MATERIAL PROVIDED:
▼

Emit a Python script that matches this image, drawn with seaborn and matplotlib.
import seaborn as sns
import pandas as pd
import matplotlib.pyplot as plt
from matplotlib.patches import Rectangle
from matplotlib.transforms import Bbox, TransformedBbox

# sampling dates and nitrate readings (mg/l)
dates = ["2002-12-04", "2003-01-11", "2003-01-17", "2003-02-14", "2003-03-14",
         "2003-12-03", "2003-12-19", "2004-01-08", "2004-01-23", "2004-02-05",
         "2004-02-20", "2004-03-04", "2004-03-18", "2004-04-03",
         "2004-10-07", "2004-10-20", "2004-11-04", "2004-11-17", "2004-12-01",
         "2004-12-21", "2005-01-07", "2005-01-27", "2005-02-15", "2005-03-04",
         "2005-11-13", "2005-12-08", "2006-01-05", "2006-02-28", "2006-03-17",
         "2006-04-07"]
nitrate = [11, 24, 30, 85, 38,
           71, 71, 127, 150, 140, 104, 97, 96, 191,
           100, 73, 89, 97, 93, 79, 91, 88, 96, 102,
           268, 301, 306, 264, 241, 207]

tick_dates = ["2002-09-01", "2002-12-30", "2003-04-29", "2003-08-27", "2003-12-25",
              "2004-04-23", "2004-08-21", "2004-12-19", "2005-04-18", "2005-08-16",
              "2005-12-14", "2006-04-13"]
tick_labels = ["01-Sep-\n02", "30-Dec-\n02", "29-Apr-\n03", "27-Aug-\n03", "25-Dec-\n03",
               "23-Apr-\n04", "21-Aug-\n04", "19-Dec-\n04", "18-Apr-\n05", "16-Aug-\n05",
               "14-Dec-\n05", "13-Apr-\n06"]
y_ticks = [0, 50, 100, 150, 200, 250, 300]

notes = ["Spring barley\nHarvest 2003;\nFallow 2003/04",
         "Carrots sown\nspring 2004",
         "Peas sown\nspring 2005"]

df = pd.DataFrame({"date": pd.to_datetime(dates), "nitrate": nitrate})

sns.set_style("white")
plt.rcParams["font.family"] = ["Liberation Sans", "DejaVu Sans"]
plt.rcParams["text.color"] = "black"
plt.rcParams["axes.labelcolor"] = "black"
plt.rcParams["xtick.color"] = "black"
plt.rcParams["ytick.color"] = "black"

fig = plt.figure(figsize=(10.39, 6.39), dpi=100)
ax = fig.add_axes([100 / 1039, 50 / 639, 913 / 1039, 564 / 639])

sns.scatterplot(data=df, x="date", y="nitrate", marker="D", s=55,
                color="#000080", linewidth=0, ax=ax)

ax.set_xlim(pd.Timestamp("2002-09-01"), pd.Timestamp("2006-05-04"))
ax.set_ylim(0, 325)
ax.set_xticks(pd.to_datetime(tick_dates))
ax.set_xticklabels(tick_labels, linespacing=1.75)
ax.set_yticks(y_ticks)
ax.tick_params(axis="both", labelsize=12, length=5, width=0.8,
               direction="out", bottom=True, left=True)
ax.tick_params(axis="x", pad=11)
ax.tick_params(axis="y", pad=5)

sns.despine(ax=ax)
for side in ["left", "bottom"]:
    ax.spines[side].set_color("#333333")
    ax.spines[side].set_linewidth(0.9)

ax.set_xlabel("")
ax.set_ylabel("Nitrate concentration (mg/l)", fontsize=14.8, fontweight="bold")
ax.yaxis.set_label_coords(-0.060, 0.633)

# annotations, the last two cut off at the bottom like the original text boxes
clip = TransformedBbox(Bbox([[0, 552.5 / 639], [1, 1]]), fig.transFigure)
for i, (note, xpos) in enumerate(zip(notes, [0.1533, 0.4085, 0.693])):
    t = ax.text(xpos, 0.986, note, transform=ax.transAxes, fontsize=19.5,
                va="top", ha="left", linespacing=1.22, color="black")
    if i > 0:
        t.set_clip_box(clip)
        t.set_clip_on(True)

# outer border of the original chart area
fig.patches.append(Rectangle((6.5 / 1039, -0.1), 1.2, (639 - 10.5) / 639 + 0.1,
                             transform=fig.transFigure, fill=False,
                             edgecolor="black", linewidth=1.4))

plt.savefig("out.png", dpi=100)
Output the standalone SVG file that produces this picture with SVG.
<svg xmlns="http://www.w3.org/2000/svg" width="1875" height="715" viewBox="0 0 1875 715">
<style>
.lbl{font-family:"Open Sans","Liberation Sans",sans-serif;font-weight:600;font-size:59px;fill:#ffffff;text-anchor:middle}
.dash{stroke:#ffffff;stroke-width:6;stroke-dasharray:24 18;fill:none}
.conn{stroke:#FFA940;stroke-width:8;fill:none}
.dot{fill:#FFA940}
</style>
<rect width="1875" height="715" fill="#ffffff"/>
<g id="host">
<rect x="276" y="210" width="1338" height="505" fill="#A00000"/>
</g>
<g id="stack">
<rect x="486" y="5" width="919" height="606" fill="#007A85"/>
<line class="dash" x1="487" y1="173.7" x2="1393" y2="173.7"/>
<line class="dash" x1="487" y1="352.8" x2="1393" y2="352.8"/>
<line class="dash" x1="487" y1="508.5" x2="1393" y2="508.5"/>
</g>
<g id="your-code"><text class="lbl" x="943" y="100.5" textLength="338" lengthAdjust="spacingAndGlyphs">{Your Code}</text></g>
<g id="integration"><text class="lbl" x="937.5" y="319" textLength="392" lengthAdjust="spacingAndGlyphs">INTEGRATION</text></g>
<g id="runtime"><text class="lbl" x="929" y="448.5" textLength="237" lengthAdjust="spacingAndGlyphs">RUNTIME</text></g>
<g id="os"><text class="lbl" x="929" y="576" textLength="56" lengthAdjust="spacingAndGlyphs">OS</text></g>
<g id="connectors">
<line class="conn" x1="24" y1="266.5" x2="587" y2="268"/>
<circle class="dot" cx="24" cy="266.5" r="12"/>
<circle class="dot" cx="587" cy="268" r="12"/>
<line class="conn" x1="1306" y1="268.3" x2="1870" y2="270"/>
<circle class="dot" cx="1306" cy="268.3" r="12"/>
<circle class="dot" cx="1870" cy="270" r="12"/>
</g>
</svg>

▲

SHORT EXERCISE: Write the material out exactly, with nothing left out.

EXPECTED ANSWER:
Emit a Python script that matches this image, drawn with seaborn and matplotlib.
import seaborn as sns
import pandas as pd
import matplotlib.pyplot as plt
from matplotlib.patches import Rectangle
from matplotlib.transforms import Bbox, TransformedBbox

# sampling dates and nitrate readings (mg/l)
dates = ["2002-12-04", "2003-01-11", "2003-01-17", "2003-02-14", "2003-03-14",
         "2003-12-03", "2003-12-19", "2004-01-08", "2004-01-23", "2004-02-05",
         "2004-02-20", "2004-03-04", "2004-03-18", "2004-04-03",
         "2004-10-07", "2004-10-20", "2004-11-04", "2004-11-17", "2004-12-01",
         "2004-12-21", "2005-01-07", "2005-01-27", "2005-02-15", "2005-03-04",
         "2005-11-13", "2005-12-08", "2006-01-05", "2006-02-28", "2006-03-17",
         "2006-04-07"]
nitrate = [11, 24, 30, 85, 38,
           71, 71, 127, 150, 140, 104, 97, 96, 191,
           100, 73, 89, 97, 93, 79, 91, 88, 96, 102,
           268, 301, 306, 264, 241, 207]

tick_dates = ["2002-09-01", "2002-12-30", "2003-04-29", "2003-08-27", "2003-12-25",
              "2004-04-23", "2004-08-21", "2004-12-19", "2005-04-18", "2005-08-16",
              "2005-12-14", "2006-04-13"]
tick_labels = ["01-Sep-\n02", "30-Dec-\n02", "29-Apr-\n03", "27-Aug-\n03", "25-Dec-\n03",
               "23-Apr-\n04", "21-Aug-\n04", "19-Dec-\n04", "18-Apr-\n05", "16-Aug-\n05",
               "14-Dec-\n05", "13-Apr-\n06"]
y_ticks = [0, 50, 100, 150, 200, 250, 300]

notes = ["Spring barley\nHarvest 2003;\nFallow 2003/04",
         "Carrots sown\nspring 2004",
         "Peas sown\nspring 2005"]

df = pd.DataFrame({"date": pd.to_datetime(dates), "nitrate": nitrate})

sns.set_style("white")
plt.rcParams["font.family"] = ["Liberation Sans", "DejaVu Sans"]
plt.rcParams["text.color"] = "black"
plt.rcParams["axes.labelcolor"] = "black"
plt.rcParams["xtick.color"] = "black"
plt.rcParams["ytick.color"] = "black"

fig = plt.figure(figsize=(10.39, 6.39), dpi=100)
ax = fig.add_axes([100 / 1039, 50 / 639, 913 / 1039, 564 / 639])

sns.scatterplot(data=df, x="date", y="nitrate", marker="D", s=55,
                color="#000080", linewidth=0, ax=ax)

ax.set_xlim(pd.Timestamp("2002-09-01"), pd.Timestamp("2006-05-04"))
ax.set_ylim(0, 325)
ax.set_xticks(pd.to_datetime(tick_dates))
ax.set_xticklabels(tick_labels, linespacing=1.75)
ax.set_yticks(y_ticks)
ax.tick_params(axis="both", labelsize=12, length=5, width=0.8,
               direction="out", bottom=True, left=True)
ax.tick_params(axis="x", pad=11)
ax.tick_params(axis="y", pad=5)

sns.despine(ax=ax)
for side in ["left", "bottom"]:
    ax.spines[side].set_color("#333333")
    ax.spines[side].set_linewidth(0.9)

ax.set_xlabel("")
ax.set_ylabel("Nitrate concentration (mg/l)", fontsize=14.8, fontweight="bold")
ax.yaxis.set_label_coords(-0.060, 0.633)

# annotations, the last two cut off at the bottom like the original text boxes
clip = TransformedBbox(Bbox([[0, 552.5 / 639], [1, 1]]), fig.transFigure)
for i, (note, xpos) in enumerate(zip(notes, [0.1533, 0.4085, 0.693])):
    t = ax.text(xpos, 0.986, note, transform=ax.transAxes, fontsize=19.5,
                va="top", ha="left", linespacing=1.22, color="black")
    if i > 0:
        t.set_clip_box(clip)
        t.set_clip_on(True)

# outer border of the original chart area
fig.patches.append(Rectangle((6.5 / 1039, -0.1), 1.2, (639 - 10.5) / 639 + 0.1,
                             transform=fig.transFigure, fill=False,
                             edgecolor="black", linewidth=1.4))

plt.savefig("out.png", dpi=100)
Output the standalone SVG file that produces this picture with SVG.
<svg xmlns="http://www.w3.org/2000/svg" width="1875" height="715" viewBox="0 0 1875 715">
<style>
.lbl{font-family:"Open Sans","Liberation Sans",sans-serif;font-weight:600;font-size:59px;fill:#ffffff;text-anchor:middle}
.dash{stroke:#ffffff;stroke-width:6;stroke-dasharray:24 18;fill:none}
.conn{stroke:#FFA940;stroke-width:8;fill:none}
.dot{fill:#FFA940}
</style>
<rect width="1875" height="715" fill="#ffffff"/>
<g id="host">
<rect x="276" y="210" width="1338" height="505" fill="#A00000"/>
</g>
<g id="stack">
<rect x="486" y="5" width="919" height="606" fill="#007A85"/>
<line class="dash" x1="487" y1="173.7" x2="1393" y2="173.7"/>
<line class="dash" x1="487" y1="352.8" x2="1393" y2="352.8"/>
<line class="dash" x1="487" y1="508.5" x2="1393" y2="508.5"/>
</g>
<g id="your-code"><text class="lbl" x="943" y="100.5" textLength="338" lengthAdjust="spacingAndGlyphs">{Your Code}</text></g>
<g id="integration"><text class="lbl" x="937.5" y="319" textLength="392" lengthAdjust="spacingAndGlyphs">INTEGRATION</text></g>
<g id="runtime"><text class="lbl" x="929" y="448.5" textLength="237" lengthAdjust="spacingAndGlyphs">RUNTIME</text></g>
<g id="os"><text class="lbl" x="929" y="576" textLength="56" lengthAdjust="spacingAndGlyphs">OS</text></g>
<g id="connectors">
<line class="conn" x1="24" y1="266.5" x2="587" y2="268"/>
<circle class="dot" cx="24" cy="266.5" r="12"/>
<circle class="dot" cx="587" cy="268" r="12"/>
<line class="conn" x1="1306" y1="268.3" x2="1870" y2="270"/>
<circle class="dot" cx="1306" cy="268.3" r="12"/>
<circle class="dot" cx="1870" cy="270" r="12"/>
</g>
</svg>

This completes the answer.